I am thankful for this movie.  I am thankful that they took a risk.  That they brought foster care to the forefront.  And that sweet little Annie with all of her spunk, delightfulness, charm, free spiritedness, and hope is still stealing hearts of people.  
If you haven't thought about foster care or adoption, I encourage you to think about it!  And please know, you don't have to foster or adopt to be involved.  Our church has begun forming wrap groups for families who are in the thick of it.  We are in a wrap group for a family down the street from us.  She will call or text for a meal, for prayer, for clothes, and our family has committed to standing with them as they stand in the gap for so many Kansas families.  Maybe you have clothes that don't fit your kids anymore, toys, cribs, pac and plays, books, beds, etc.  Call a local church or agency to see if they have a closet you could donate.  That is wrapping.  That is standing in the gap. 

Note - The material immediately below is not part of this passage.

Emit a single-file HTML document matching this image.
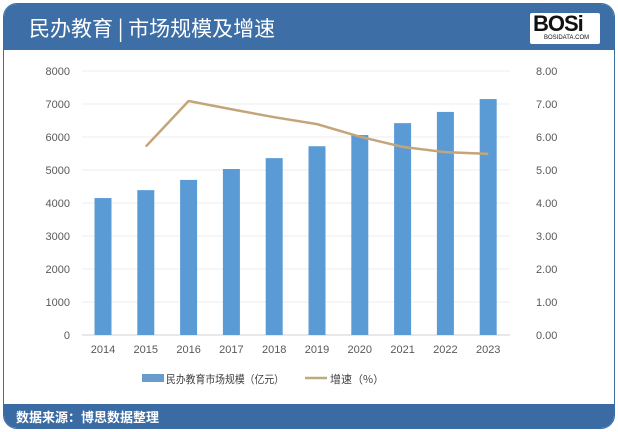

And to be honest, in many ways, you are part of telling a child that they are worth fighting for. 
That hope is not lost.
They are not forgotten.
That even in the darkest spaces the sun will come out tomorrow.  That as they stick up their chins and grin, they do not have to do it by themselves.  We just weren't created to do this life alone. 
 So yes, you are not only telling them that the sun will come out tomorrow, bet your bottom dollar that tomorrow they'll be sun, but bet your bottom dollar, I'll be right beside you to see that sunrise.